The Media Institute of Southern Africa Zambia Chapter has expressed concern with reports of Internet shutdown in the Democratic Republic of Congo as the country’s electoral process is ongoing.
MISA Zambia Vice Chairperson Hyde Haguta says the internet and other digital spaces are vital for communication and transparency during the electoral process.
Mr. Haguta said it is therefore a source of worry that the internet shutdown was instituted as a way to curb ‘fictitious’ electoral results which usually arise when information is delayed.
He expressed hope that the authorities will reopen the Internet and that other African governments will not resort to such undemocratic practices during elections.
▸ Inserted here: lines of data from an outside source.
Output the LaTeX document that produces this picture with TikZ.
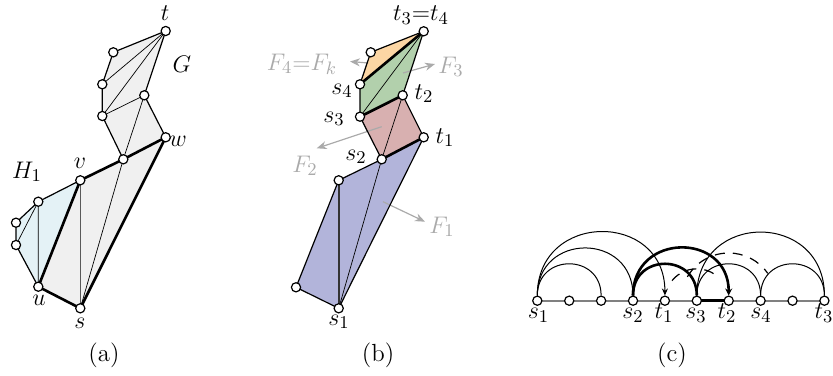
\documentclass[tikz,border=0pt]{standalone}
\usetikzlibrary{arrows.meta}
\definecolor{gfill}{RGB}{240,240,240}
\definecolor{hfill}{RGB}{228,242,246}
\definecolor{fone}{RGB}{178,180,218}
\definecolor{ftwo}{RGB}{216,176,176}
\definecolor{fthree}{RGB}{178,208,172}
\definecolor{ffour}{RGB}{252,214,164}
\definecolor{lgray}{RGB}{170,170,170}
\begin{document}
\begin{tikzpicture}[x=0.5pt,y=0.5pt,
  vtx/.style={circle,draw,fill=white,inner sep=0pt,minimum size=4.6pt,line width=0.6pt},
  edge/.style={line width=0.6pt},
  thinedge/.style={line width=0.35pt},
  thickedge/.style={line width=1.3pt},
  grayedge/.style={line width=0.6pt,black!65},
  farrow/.style={lgray,line width=0.6pt,-{Stealth[length=5pt,width=4pt]}},
  flabel/.style={text=lgray,inner sep=0pt,anchor=base,font=\fontsize{12.4}{15}\selectfont},
  lbl/.style={inner sep=0pt,anchor=base,font=\fontsize{12.4}{15}\selectfont},
  captxt/.style={inner sep=0pt,font=\fontsize{12.4}{15}\selectfont},
  arcedge/.style={line width=0.5pt},
  arcthick/.style={line width=1.3pt},
  baseln/.style={line width=1pt,black!50}]
\useasboundingbox (0,0) rectangle (833,-375);

% ---------------- panel (a) ----------------
\coordinate (t) at (165.7,-31);
\coordinate (a1) at (113.3,-52.3);
\coordinate (a2) at (102.3,-84.3);
\coordinate (a3) at (102.3,-116);
\coordinate (a4) at (144.3,-95.3);
\coordinate (w) at (165.7,-137.3);
\coordinate (m) at (123.3,-159.3);
\coordinate (v) at (80.3,-180.3);
\coordinate (h1) at (38.3,-201.7);
\coordinate (h2) at (16,-222.7);
\coordinate (h3) at (16,-245);
\coordinate (u) at (38.3,-286.7);
\coordinate (s) at (80.3,-308.3);

\fill[gfill] (t) -- (a1) -- (a2) -- (a3) -- (m) -- (v) -- (u) -- (s) -- (w) -- (a4) -- cycle;
\fill[hfill] (v) -- (h1) -- (h2) -- (h3) -- (u) -- cycle;

\draw[thinedge] (a2) -- (t) (a3) -- (t) (a3) -- (a4) (a4) -- (m) (m) -- (s) (h1) -- (h3) (h1) -- (u);
\draw[grayedge] (v) -- (s);
\draw[edge] (t) -- (a1) -- (a2) -- (a3) -- (m) (t) -- (a4) -- (w)
  (v) -- (h1) -- (h2) -- (h3) -- (u);
\draw[thickedge] (m) -- (v) -- (u) -- (s) -- (w) -- (m);

\foreach \p in {t,a1,a2,a3,a4,w,m,v,h1,h2,h3,u,s} \node[vtx] (n\p) at (\p) {};

\node[lbl] (lt) at (165,-20.5) {$t$};
\node[lbl] (lG) at (182,-72) {$G$};
\node[lbl] (lw) at (178,-146) {$w$};
\node[lbl] (lv) at (80,-168) {$v$};
\node[lbl] (lH) at (27,-178) {$H_1$};
\node[lbl] (lu) at (39,-305.5) {$u$};
\node[lbl] (ls) at (80,-328) {$s$};
\node[captxt] (capa) at (104,-355) {(a)};

% ---------------- panel (b) ----------------
\coordinate (T) at (423.7,-31.3);
\coordinate (B1) at (370.7,-52.3);
\coordinate (S4) at (360,-84.3);
\coordinate (S3) at (360,-116.7);
\coordinate (T2) at (402.7,-95.3);
\coordinate (T1) at (423.7,-137.3);
\coordinate (S2) at (381.7,-159.3);
\coordinate (B2) at (338.7,-180.3);
\coordinate (B3) at (296,-287.3);
\coordinate (S1) at (338.7,-308.3);

\fill[fone] (S1) -- (T1) -- (S2) -- (B2) -- (B3) -- cycle;
\fill[ftwo] (S2) -- (T1) -- (T2) -- (S3) -- cycle;
\fill[fthree] (S3) -- (T2) -- (T) -- (S4) -- cycle;
\fill[ffour] (S4) -- (T) -- (B1) -- cycle;

\coordinate (f4a) at (368,-63);  \coordinate (f4b) at (350,-61.5);
\coordinate (f3a) at (403,-73);  \coordinate (f3b) at (435,-64);
\coordinate (f2a) at (381.7,-126.7); \coordinate (f2b) at (316.7,-148.3);
\coordinate (f1a) at (383,-201.7); \coordinate (f1b) at (425,-221.7);
\draw[farrow] (f4a) -- (f4b);
\draw[farrow] (f3a) -- (f3b);
\draw[farrow] (f2a) -- (f2b);
\draw[farrow] (f1a) -- (f1b);

\draw[thinedge] (S2) -- (T2) (S2) -- (S1) (S3) -- (T);
\draw[line width=0.8pt,black!80] (B2) -- (S1);
\draw[edge] (T) -- (B1) -- (S4) -- (S3) -- (S2) -- (B2) -- (B3) -- (S1) -- (T1) -- (T2) -- (T);
\draw[thickedge] (S2) -- (T1) (S3) -- (T2) (S4) -- (T);

\foreach \p in {T,B1,S4,S3,T2,T1,S2,B2,B3,S1} \node[vtx] (n\p) at (\p) {};

\node[flabel] (lF4) at (302,-70) {$F_4{=}F_k$};
\node[flabel] (lF3) at (451,-73) {$F_3$};
\node[flabel] (lF2) at (305,-172) {$F_2$};
\node[flabel] (lF1) at (442,-233) {$F_1$};

\node[lbl] (lT) at (421,-20.5) {$t_3{=}t_4$};
\node[lbl] (lS4) at (342,-94) {$s_4$};
\node[lbl] (lS3) at (334,-122) {$s_3$};
\node[lbl] (lT2) at (424,-99) {$t_2$};
\node[lbl] (lT1) at (445,-143) {$t_1$};
\node[lbl] (lS2) at (356,-160) {$s_2$};
\node[lbl] (lS1) at (339,-325) {$s_1$};
\node[captxt] (capb) at (378,-355) {(b)};

% ---------------- panel (c) ----------------
\foreach \i in {0,...,9} \coordinate (p\i) at ({537.3+31.9*\i},-300.7);

\draw[baseln] (p0) -- (p9);
\draw[line width=1.3pt] (p5) -- (p6);

\foreach \i in {0,...,9} \node[vtx] (q\i) at (p\i) {};

\draw[arcedge] (q0) to[out=90,in=90,looseness=1.7] (q2);
\draw[arcedge] (q0) to[out=90,in=90,looseness=1.7] (q3);
\draw[arcedge,-{Stealth[length=3.5pt,width=3pt]}] (q0) to[out=90,in=90,looseness=1.7] (q4);
\draw[arcedge] (q5) to[out=90,in=90,looseness=1.7] (q7);
\draw[arcedge] (q5) to[out=90,in=90,looseness=1.7] (q9);
\draw[arcedge] (q7) to[out=90,in=90,looseness=1.7] (q9);
\draw[arcedge,dash pattern=on 5pt off 4pt,line width=0.6pt]
  ([shift={(141:31.9)}]p5) arc[start angle=141,end angle=45,radius=31.9];
\draw[arcedge,dash pattern=on 5pt off 4pt,line width=0.6pt]
  ([shift={(150:47.7)}]p6) arc[start angle=150,end angle=35,radius=47.7];
\draw[arcthick] (q3) to[out=90,in=90,looseness=1.7] (q5);
\draw[arcthick,-{Stealth[length=3.5pt,width=3.5pt]}] (q3) to[out=90,in=90,looseness=1.7] (q6);

\node[lbl] (ls1) at (538.5,-318.5) {$s_1$};
\node[lbl] (ls2) at (633,-318.5) {$s_2$};
\node[lbl] (lt1) at (664,-318.5) {$t_1$};
\node[lbl] (ls3) at (696,-318.5) {$s_3$};
\node[lbl] (lt2) at (727,-318.5) {$t_2$};
\node[lbl] (ls4) at (761,-318.5) {$s_4$};
\node[lbl] (lt3) at (824,-318.5) {$t_3$};
\node[captxt] (capc) at (672,-355) {(c)};
\end{tikzpicture}
\end{document}
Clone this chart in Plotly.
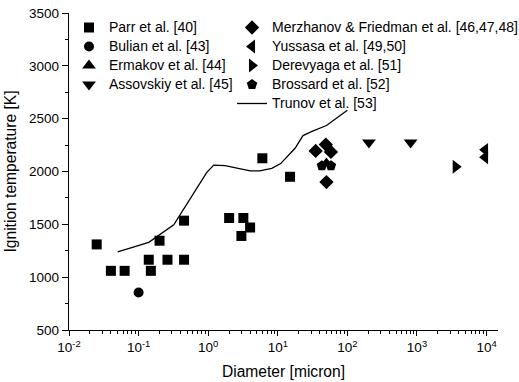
import plotly.graph_objects as go

# Ignition temperature of aluminium particles vs. particle diameter
parr_d = [0.025, 0.04, 0.063, 0.14, 0.15, 0.2, 0.26, 0.45, 0.45, 2.0, 3.2, 3.0, 4.0, 6.0, 15]
parr_T = [1310, 1060, 1060, 1165, 1060, 1345, 1165, 1165, 1535, 1560, 1560, 1390, 1470, 2125, 1950]

bulian_d = [0.1]
bulian_T = [855]

ermakov_d = [50]
ermakov_T = [2075]

assovskiy_d = [204, 810]
assovskiy_T = [2275, 2275]

merzhanov_d = [35, 49, 58, 50]
merzhanov_T = [2195, 2255, 2185, 1900]

yussasa_d = [9500, 9500]
yussasa_T = [2205, 2135]

derevyaga_d = [3600]
derevyaga_T = [2045]

brossard_d = [43, 58]
brossard_T = [2055, 2055]

trunov_d = [0.05, 0.14, 0.32, 0.72, 0.95, 1.2, 1.75, 4.0, 5.5, 8.2, 11, 17.7, 23, 31, 50, 100]
trunov_T = [1240, 1330, 1495, 1855, 1990, 2060, 2055, 2005, 2005, 2030, 2075, 2220, 2340, 2380, 2435, 2580]

x_tick_vals = [0.01, 0.1, 1, 10, 100, 1000, 10000]
x_tick_text = ["10<sup>-2</sup>", "10<sup>-1</sup>", "10<sup>0</sup>", "10<sup>1</sup>",
               "10<sup>2</sup>", "10<sup>3</sup>", "10<sup>4</sup>"]

FONT = "Arial, Liberation Sans, sans-serif"
BLACK = "black"
LEGEND_TEXT_PX = 14

fig = go.Figure()


def legend_label(text):
    # larger label text on a compact legend row
    return f"<span style='font-size:{LEGEND_TEXT_PX}px'>{text}</span>"


def add_points(xs, ys, name, symbol, size, legend):
    fig.add_trace(go.Scatter(
        x=xs, y=ys, mode="markers", name=legend_label(name), legend=legend,
        marker=dict(symbol=symbol, size=size, color=BLACK, line=dict(width=0)),
    ))


add_points(parr_d, parr_T, "Parr et al. [40]", "square", 10, "legend")
add_points(bulian_d, bulian_T, "Bulian et al. [43]", "circle", 10, "legend")
add_points(ermakov_d, ermakov_T, "Ermakov et al. [44]", "triangle-up", 12, "legend")
add_points(assovskiy_d, assovskiy_T, "Assovskiy et al. [45]", "triangle-down", 12, "legend")
add_points(merzhanov_d, merzhanov_T, "Merzhanov & Friedman et al. [46,47,48]", "diamond", 11, "legend2")
add_points(yussasa_d, yussasa_T, "Yussasa et al. [49,50]", "triangle-left", 12, "legend2")
add_points(derevyaga_d, derevyaga_T, "Derevyaga et al. [51]", "triangle-right", 12, "legend2")
add_points(brossard_d, brossard_T, "Brossard et al. [52]", "pentagon", 11, "legend2")

fig.add_trace(go.Scatter(
    x=trunov_d, y=trunov_T, mode="lines", name=legend_label("Trunov et al. [53]"),
    legend="legend2", line=dict(color=BLACK, width=1.3),
))

# log-axis minor ticks at 2..9 of each decade
minor_x = [m * 10.0 ** e for e in range(-2, 5) for m in range(2, 10)]

legend_common = dict(
    xanchor="left", yanchor="top", bgcolor="rgba(0,0,0,0)",
    font=dict(family=FONT, size=11, color=BLACK), tracegroupgap=0, itemwidth=30,
    borderwidth=0,
)

fig.update_layout(
    width=519, height=382,
    margin=dict(l=69, r=21, t=13, b=52, autoexpand=False),
    paper_bgcolor="white", plot_bgcolor="white",
    font=dict(family=FONT, color=BLACK),
    legend=dict(x=0.0, y=1.0, **legend_common),
    legend2=dict(x=0.38, y=1.0, **legend_common),
    xaxis=dict(
        type="log", range=[-2, 4.164],
        tickmode="array", tickvals=x_tick_vals, ticktext=x_tick_text,
        ticks="outside", ticklen=5, tickwidth=1.2, tickcolor=BLACK,
        showline=True, linecolor=BLACK, linewidth=1.4,
        showgrid=False, zeroline=False,
        tickfont=dict(size=13.5, family=FONT),
        minor=dict(tickmode="array", tickvals=minor_x, ticks="outside", ticklen=3,
                   tickwidth=1, tickcolor=BLACK, showgrid=False),
        title=dict(text="Diameter [micron]", font=dict(size=15.6, family=FONT), standoff=11),
    ),
    yaxis=dict(
        range=[500, 3500], tickmode="linear", tick0=500, dtick=500,
        ticks="outside", ticklen=6, tickwidth=1.2, tickcolor=BLACK,
        showline=True, linecolor=BLACK, linewidth=1.4,
        showgrid=False, zeroline=False,
        tickfont=dict(size=13.5, family=FONT),
        minor=dict(dtick=250, ticks="outside", ticklen=3, tickwidth=1,
                   tickcolor=BLACK, showgrid=False),
        title=dict(text="Ignition temperature [K]", font=dict(size=15.6, family=FONT), standoff=8),
    ),
)

fig.write_html("out.html")
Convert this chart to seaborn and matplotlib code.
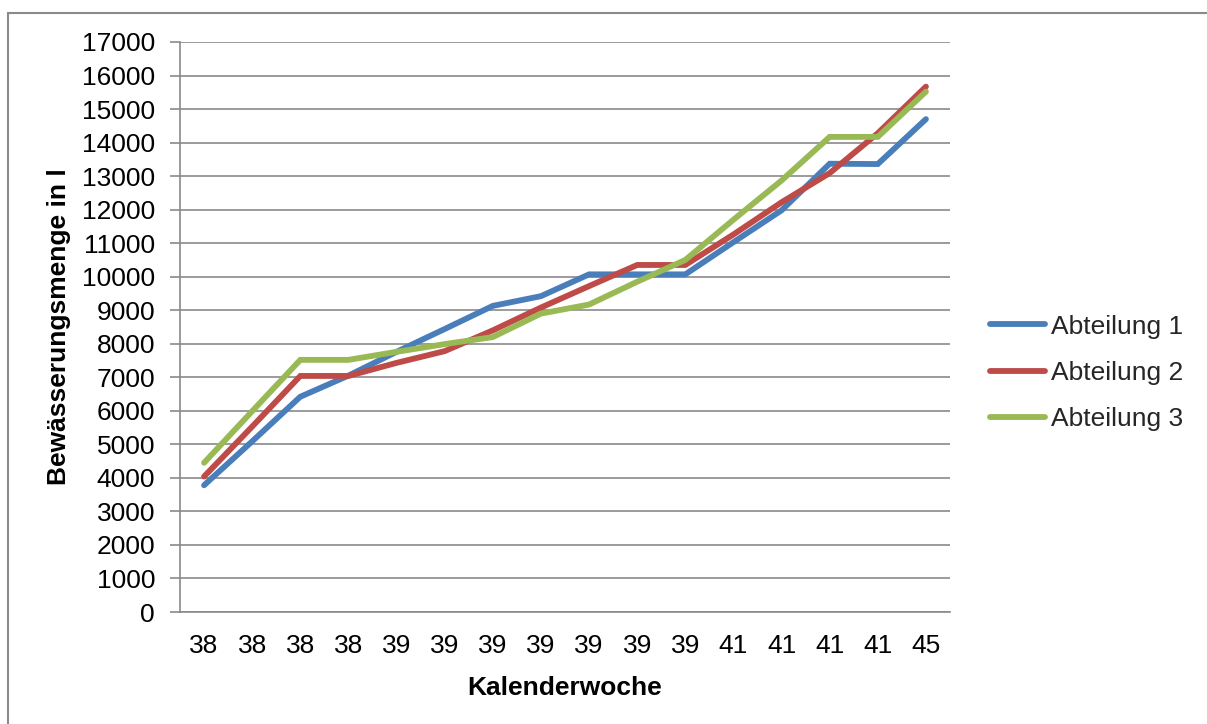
import matplotlib
matplotlib.use("Agg")
import matplotlib.pyplot as plt
import seaborn as sns
import pandas as pd
from matplotlib.patches import Rectangle

# Data
kalenderwoche = ["38", "38", "38", "38", "39", "39", "39", "39", "39", "39", "39",
                 "41", "41", "41", "41", "45"]
abteilung_1 = [3780, 5090, 6420, 7050, 7760, 8440, 9130, 9420, 10070, 10070, 10070,
               11030, 11980, 13370, 13360, 14700]
abteilung_2 = [4040, 5530, 7040, 7040, 7430, 7780, 8400, 9080, 9720, 10350, 10350,
               11260, 12220, 13090, 14280, 15670]
abteilung_3 = [4450, 5990, 7520, 7520, 7760, 7990, 8200, 8900, 9170, 9850, 10500,
               11700, 12870, 14170, 14170, 15520]
series_names = ["Abteilung 1", "Abteilung 2", "Abteilung 3"]
colors = ["#4A7EBB", "#BE4B48", "#98B954"]

rows = []
for name, vals in zip(series_names, [abteilung_1, abteilung_2, abteilung_3]):
    for i, v in enumerate(vals):
        rows.append({"pos": i, "wert": v, "serie": name})
df = pd.DataFrame(rows)

sns.set_theme(style="white")
plt.rcParams["font.family"] = ["Liberation Sans", "DejaVu Sans"]

FS = 19
LW = 4.2

fig = plt.figure(figsize=(12.07, 7.24), dpi=100)
ax = fig.add_axes([180 / 1207, 1 - 612 / 724, 770 / 1207, 570 / 724])

sns.lineplot(data=df, x="pos", y="wert", hue="serie", palette=colors,
             linewidth=LW, ax=ax, legend=False, sort=False)
for line in ax.lines:
    line.set_solid_capstyle("round")
    line.set_solid_joinstyle("miter")

ax.set_xlim(-0.5, len(kalenderwoche) - 0.5)
ax.set_ylim(0, 17000)
ax.set_yticks(range(0, 17001, 1000))
ax.set_yticklabels([str(v) for v in range(0, 17001, 1000)])
ax.set_xticks(range(len(kalenderwoche)))
ax.set_xticklabels(kalenderwoche)

ax.yaxis.grid(True, color="#8A8A8A", linewidth=1.2)
ax.xaxis.grid(False)
ax.set_axisbelow(True)
for s in ["top", "right"]:
    ax.spines[s].set_visible(False)
for s in ["left", "bottom"]:
    ax.spines[s].set_color("#8A8A8A")
    ax.spines[s].set_linewidth(1.2)

ax.tick_params(axis="y", which="major", left=True, length=7, width=1.2,
               color="#8A8A8A", labelsize=FS, pad=11, labelcolor="black")
ax.tick_params(axis="x", which="major", bottom=False, length=0,
               labelsize=FS, pad=16, labelcolor="black")

ax.set_xlabel("Kalenderwoche", fontsize=FS, fontweight="bold", color="black")
ax.set_ylabel("Bewässerungsmenge in l", fontsize=FS, fontweight="bold", color="black")
ax.xaxis.set_label_coords(0.5, -0.112)
ax.yaxis.set_label_coords(-0.142, 0.5)

handles = [plt.Line2D([], [], color=c, linewidth=LW, solid_capstyle="round") for c in colors]
fig.legend(handles, series_names, loc="center left",
           bbox_to_anchor=(990 / 1207, 1 - 373 / 724), frameon=False,
           fontsize=FS, handlelength=2.1, handletextpad=0.2,
           labelspacing=0.85, borderpad=0, borderaxespad=0)

# outer chart frame (left and top edges visible)
fig.patches.append(Rectangle((8 / 1207, -0.1), 1.2, 1 - 13 / 724 + 0.1,
                             transform=fig.transFigure, fill=False,
                             edgecolor="#8A8A8A", linewidth=1.5))

fig.savefig("out.png", dpi=100)
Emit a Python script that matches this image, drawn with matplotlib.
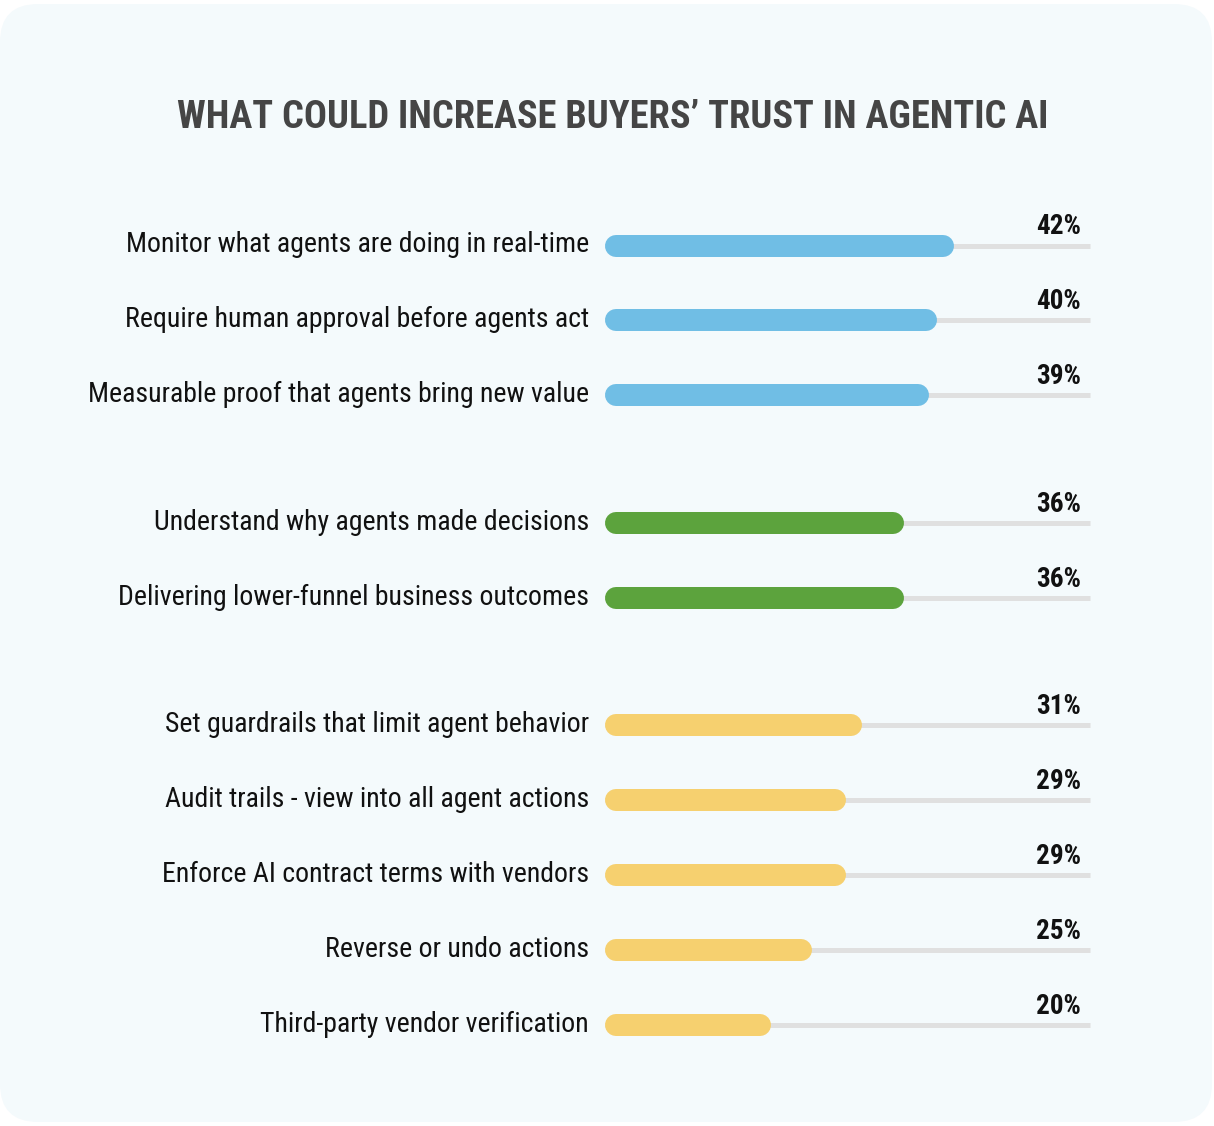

Mr. Haguta said a shutdown of information flow during elections is not only undemocratic but raises transparency concerns and suspicions during elections which endangers the credibility of election results.
An internet shutdown across the Democratic Republic of the Congo has been condemned by various stakeholders who say is heightening fears of electoral fraud.
Internet connectivity in the vast central African state was already disrupted before voters headed to polls on December 30th, according to advocacy group NetBlocks, which maps internet freedom globally.
A full blackout was also experienced in major cities, including the capital Kinshasa, after results started trickling in on Monday 31st December with outages impacting mobile and fixed-line connections.